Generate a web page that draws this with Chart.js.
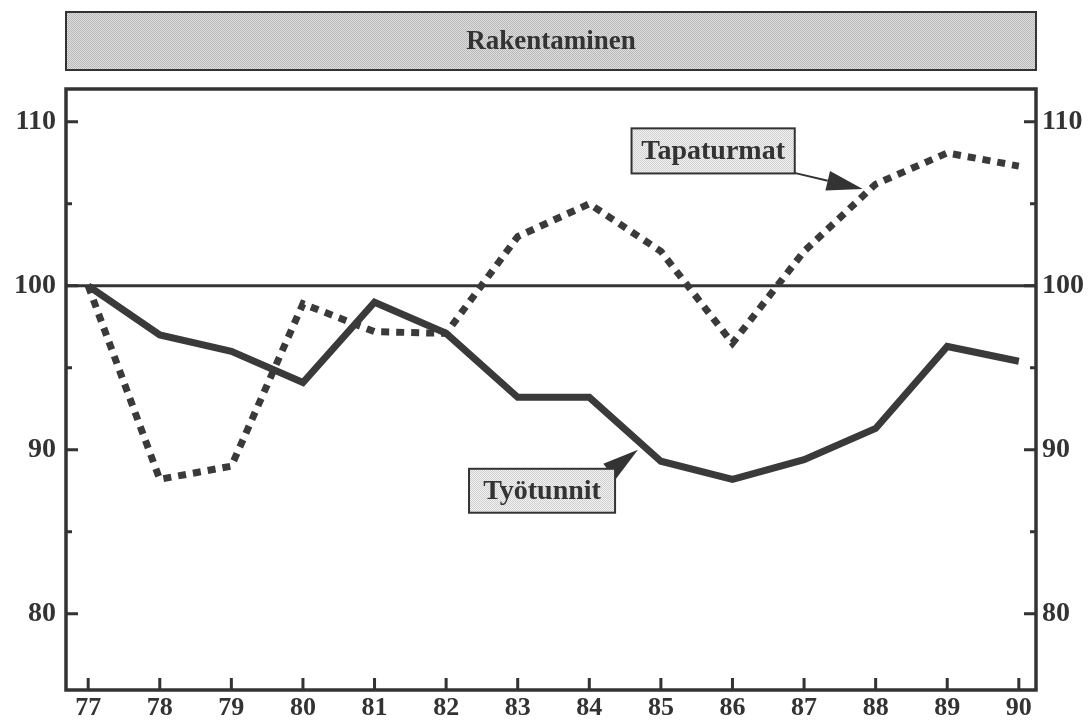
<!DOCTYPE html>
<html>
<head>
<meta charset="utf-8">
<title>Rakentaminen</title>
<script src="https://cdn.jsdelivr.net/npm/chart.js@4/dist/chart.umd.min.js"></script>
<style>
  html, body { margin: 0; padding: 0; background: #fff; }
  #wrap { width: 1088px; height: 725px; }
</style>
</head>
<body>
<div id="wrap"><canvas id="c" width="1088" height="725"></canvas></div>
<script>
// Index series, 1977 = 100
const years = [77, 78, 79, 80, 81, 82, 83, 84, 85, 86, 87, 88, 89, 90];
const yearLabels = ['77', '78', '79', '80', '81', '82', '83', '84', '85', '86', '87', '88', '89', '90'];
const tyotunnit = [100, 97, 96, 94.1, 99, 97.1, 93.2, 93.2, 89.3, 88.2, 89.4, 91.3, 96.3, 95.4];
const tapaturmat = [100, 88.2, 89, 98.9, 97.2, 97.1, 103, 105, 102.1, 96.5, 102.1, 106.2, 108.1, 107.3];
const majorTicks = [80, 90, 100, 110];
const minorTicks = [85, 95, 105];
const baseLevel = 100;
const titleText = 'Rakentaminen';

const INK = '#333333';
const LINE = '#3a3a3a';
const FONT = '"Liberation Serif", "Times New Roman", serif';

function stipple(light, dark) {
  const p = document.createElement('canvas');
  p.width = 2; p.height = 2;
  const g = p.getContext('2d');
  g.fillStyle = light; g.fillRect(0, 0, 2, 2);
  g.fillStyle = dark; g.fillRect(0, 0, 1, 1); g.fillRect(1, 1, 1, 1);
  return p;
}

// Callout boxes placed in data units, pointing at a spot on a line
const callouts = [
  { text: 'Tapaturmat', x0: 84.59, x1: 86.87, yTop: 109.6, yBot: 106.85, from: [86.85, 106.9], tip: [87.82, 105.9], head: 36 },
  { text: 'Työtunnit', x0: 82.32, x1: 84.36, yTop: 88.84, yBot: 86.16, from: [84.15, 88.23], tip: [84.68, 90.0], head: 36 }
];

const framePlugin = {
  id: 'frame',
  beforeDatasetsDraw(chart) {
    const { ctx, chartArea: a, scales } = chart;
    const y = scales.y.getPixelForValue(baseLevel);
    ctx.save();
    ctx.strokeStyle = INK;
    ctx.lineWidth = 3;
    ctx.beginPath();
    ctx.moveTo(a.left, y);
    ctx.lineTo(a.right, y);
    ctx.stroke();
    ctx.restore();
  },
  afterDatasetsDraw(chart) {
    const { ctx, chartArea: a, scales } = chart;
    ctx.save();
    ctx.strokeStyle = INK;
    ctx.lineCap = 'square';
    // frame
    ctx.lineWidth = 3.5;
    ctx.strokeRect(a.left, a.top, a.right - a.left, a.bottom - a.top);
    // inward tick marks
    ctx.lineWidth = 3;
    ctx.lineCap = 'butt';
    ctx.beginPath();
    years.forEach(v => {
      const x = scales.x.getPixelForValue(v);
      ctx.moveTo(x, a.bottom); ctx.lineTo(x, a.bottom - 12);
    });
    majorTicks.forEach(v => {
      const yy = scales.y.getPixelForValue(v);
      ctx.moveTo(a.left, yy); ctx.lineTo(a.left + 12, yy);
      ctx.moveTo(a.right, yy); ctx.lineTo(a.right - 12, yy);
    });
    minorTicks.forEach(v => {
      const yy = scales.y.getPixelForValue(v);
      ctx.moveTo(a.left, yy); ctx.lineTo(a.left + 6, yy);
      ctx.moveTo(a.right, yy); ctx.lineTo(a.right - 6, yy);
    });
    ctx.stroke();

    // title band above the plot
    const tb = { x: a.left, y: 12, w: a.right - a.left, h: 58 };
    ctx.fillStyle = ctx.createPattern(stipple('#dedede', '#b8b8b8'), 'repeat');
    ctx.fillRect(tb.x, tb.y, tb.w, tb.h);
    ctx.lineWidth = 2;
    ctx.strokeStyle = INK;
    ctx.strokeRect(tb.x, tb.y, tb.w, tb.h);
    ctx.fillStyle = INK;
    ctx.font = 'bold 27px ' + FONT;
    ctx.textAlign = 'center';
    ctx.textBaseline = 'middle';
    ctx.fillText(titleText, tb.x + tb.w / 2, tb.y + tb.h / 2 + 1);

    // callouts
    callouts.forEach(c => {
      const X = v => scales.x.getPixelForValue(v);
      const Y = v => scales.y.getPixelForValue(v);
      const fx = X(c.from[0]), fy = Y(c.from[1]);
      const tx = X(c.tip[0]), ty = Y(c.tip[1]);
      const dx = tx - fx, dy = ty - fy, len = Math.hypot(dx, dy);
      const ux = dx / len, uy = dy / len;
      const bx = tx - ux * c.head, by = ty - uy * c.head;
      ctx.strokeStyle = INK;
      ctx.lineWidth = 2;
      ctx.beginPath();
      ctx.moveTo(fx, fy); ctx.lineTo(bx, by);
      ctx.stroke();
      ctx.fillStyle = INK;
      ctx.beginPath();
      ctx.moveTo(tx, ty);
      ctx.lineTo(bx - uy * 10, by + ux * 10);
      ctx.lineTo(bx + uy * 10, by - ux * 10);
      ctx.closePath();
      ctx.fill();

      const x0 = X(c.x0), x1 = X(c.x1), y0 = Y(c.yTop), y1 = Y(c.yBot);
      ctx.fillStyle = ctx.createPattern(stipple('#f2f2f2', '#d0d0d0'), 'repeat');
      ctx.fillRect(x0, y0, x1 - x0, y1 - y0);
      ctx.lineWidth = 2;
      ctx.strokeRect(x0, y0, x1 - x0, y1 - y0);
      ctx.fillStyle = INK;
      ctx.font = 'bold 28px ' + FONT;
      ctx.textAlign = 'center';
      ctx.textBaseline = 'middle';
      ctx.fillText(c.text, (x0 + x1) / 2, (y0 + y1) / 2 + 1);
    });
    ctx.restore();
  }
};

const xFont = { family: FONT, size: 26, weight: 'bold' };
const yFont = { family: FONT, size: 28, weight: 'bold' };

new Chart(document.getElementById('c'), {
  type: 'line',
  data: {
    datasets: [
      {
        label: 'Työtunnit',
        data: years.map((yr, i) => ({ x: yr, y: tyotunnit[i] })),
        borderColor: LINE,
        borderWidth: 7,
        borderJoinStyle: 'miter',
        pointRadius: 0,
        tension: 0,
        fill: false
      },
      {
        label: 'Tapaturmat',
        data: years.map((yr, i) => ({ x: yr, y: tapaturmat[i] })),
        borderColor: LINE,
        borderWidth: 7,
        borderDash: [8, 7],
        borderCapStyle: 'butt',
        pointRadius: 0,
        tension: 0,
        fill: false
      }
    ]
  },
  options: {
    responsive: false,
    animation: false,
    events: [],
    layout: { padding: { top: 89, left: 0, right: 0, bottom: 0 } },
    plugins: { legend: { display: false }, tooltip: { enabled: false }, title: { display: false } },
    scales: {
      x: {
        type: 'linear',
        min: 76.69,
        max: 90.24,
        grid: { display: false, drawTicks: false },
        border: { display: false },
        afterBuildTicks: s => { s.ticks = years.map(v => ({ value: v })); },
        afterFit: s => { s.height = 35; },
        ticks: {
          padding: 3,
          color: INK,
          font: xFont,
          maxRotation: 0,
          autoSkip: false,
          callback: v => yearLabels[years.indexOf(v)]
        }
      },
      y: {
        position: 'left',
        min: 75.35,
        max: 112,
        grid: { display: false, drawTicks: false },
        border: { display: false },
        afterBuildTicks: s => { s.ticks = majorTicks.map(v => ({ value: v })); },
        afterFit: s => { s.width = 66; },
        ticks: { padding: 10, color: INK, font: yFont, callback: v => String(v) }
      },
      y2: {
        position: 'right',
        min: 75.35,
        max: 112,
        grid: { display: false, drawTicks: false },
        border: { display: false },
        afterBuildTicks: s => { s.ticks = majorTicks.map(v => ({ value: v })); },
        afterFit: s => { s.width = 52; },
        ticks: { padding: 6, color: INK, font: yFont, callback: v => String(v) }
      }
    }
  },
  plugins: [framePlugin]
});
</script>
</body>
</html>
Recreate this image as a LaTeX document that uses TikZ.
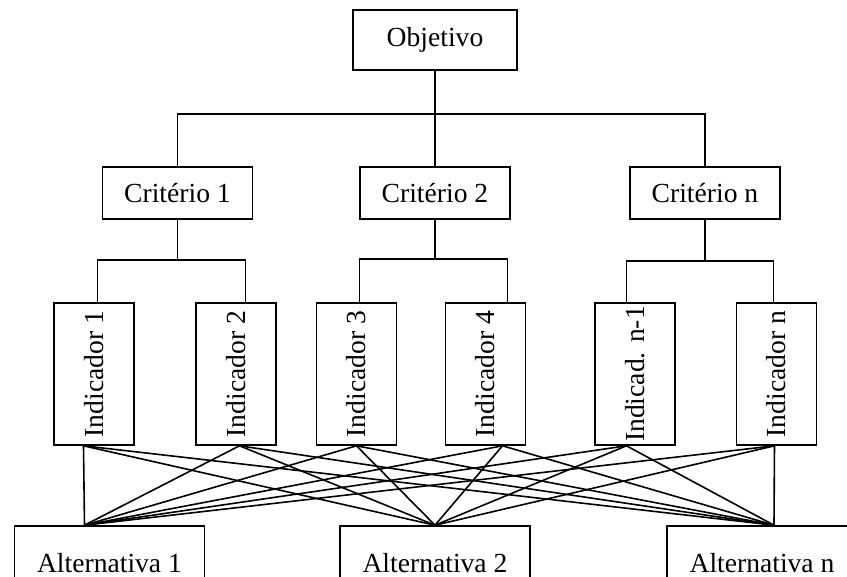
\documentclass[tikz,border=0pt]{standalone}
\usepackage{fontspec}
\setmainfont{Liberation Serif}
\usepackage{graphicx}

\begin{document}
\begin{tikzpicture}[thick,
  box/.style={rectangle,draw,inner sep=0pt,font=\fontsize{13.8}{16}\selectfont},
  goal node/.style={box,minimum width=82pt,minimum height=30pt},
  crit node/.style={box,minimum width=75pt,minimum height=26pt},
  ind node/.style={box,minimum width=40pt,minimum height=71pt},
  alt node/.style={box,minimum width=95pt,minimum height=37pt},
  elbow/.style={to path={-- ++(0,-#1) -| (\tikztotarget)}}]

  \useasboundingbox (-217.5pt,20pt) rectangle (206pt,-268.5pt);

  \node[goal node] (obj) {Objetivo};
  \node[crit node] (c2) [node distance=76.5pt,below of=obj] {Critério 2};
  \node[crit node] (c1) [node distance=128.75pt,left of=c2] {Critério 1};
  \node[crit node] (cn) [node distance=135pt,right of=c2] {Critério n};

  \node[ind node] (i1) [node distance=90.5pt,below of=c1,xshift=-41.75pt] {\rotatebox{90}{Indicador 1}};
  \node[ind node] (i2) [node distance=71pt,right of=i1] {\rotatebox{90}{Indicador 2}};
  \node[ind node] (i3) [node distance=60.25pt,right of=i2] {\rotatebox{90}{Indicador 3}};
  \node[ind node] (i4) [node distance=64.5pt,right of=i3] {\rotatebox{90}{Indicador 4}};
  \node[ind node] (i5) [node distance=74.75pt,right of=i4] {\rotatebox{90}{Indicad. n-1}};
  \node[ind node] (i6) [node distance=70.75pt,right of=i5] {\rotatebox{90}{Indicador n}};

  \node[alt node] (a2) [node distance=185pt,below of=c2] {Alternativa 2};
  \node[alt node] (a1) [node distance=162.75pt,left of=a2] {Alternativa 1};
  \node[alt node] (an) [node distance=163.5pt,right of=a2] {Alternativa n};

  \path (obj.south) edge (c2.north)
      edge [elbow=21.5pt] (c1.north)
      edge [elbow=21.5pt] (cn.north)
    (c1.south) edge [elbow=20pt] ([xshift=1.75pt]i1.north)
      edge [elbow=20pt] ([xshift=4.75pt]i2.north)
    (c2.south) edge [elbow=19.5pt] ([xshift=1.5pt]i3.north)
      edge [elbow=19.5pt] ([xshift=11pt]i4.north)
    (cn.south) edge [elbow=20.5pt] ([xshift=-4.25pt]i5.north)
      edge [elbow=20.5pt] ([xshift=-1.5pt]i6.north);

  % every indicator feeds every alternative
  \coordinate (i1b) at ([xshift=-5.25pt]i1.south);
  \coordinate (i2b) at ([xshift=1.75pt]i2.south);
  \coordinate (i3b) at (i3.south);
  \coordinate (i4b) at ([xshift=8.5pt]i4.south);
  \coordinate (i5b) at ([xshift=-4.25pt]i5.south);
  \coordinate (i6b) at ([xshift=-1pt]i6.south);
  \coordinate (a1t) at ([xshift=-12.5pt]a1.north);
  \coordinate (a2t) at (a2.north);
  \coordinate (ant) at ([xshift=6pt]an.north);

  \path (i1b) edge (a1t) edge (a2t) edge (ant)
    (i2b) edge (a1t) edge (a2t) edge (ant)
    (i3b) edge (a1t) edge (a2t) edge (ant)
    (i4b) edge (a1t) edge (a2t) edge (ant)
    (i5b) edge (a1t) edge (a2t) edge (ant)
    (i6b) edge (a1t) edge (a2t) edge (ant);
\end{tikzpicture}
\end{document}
============
Nothing but the lines from the one containing "Recreate this image" through the one containing "node] (an) [node" should appear in your copy, exactly as written and without pictures.

Recreate this image as a LaTeX document that uses TikZ.
\documentclass[tikz,border=0pt]{standalone}
\usepackage{fontspec}
\setmainfont{Liberation Serif}
\usepackage{graphicx}

\begin{document}
\begin{tikzpicture}[thick,
  box/.style={rectangle,draw,inner sep=0pt,font=\fontsize{13.8}{16}\selectfont},
  goal node/.style={box,minimum width=82pt,minimum height=30pt},
  crit node/.style={box,minimum width=75pt,minimum height=26pt},
  ind node/.style={box,minimum width=40pt,minimum height=71pt},
  alt node/.style={box,minimum width=95pt,minimum height=37pt},
  elbow/.style={to path={-- ++(0,-#1) -| (\tikztotarget)}}]

  \useasboundingbox (-217.5pt,20pt) rectangle (206pt,-268.5pt);

  \node[goal node] (obj) {Objetivo};
  \node[crit node] (c2) [node distance=76.5pt,below of=obj] {Critério 2};
  \node[crit node] (c1) [node distance=128.75pt,left of=c2] {Critério 1};
  \node[crit node] (cn) [node distance=135pt,right of=c2] {Critério n};

  \node[ind node] (i1) [node distance=90.5pt,below of=c1,xshift=-41.75pt] {\rotatebox{90}{Indicador 1}};
  \node[ind node] (i2) [node distance=71pt,right of=i1] {\rotatebox{90}{Indicador 2}};
  \node[ind node] (i3) [node distance=60.25pt,right of=i2] {\rotatebox{90}{Indicador 3}};
  \node[ind node] (i4) [node distance=64.5pt,right of=i3] {\rotatebox{90}{Indicador 4}};
  \node[ind node] (i5) [node distance=74.75pt,right of=i4] {\rotatebox{90}{Indicad. n-1}};
  \node[ind node] (i6) [node distance=70.75pt,right of=i5] {\rotatebox{90}{Indicador n}};

  \node[alt node] (a2) [node distance=185pt,below of=c2] {Alternativa 2};
  \node[alt node] (a1) [node distance=162.75pt,left of=a2] {Alternativa 1};
  \node[alt node] (an) [node distance=163.5pt,right of=a2] {Alternativa n};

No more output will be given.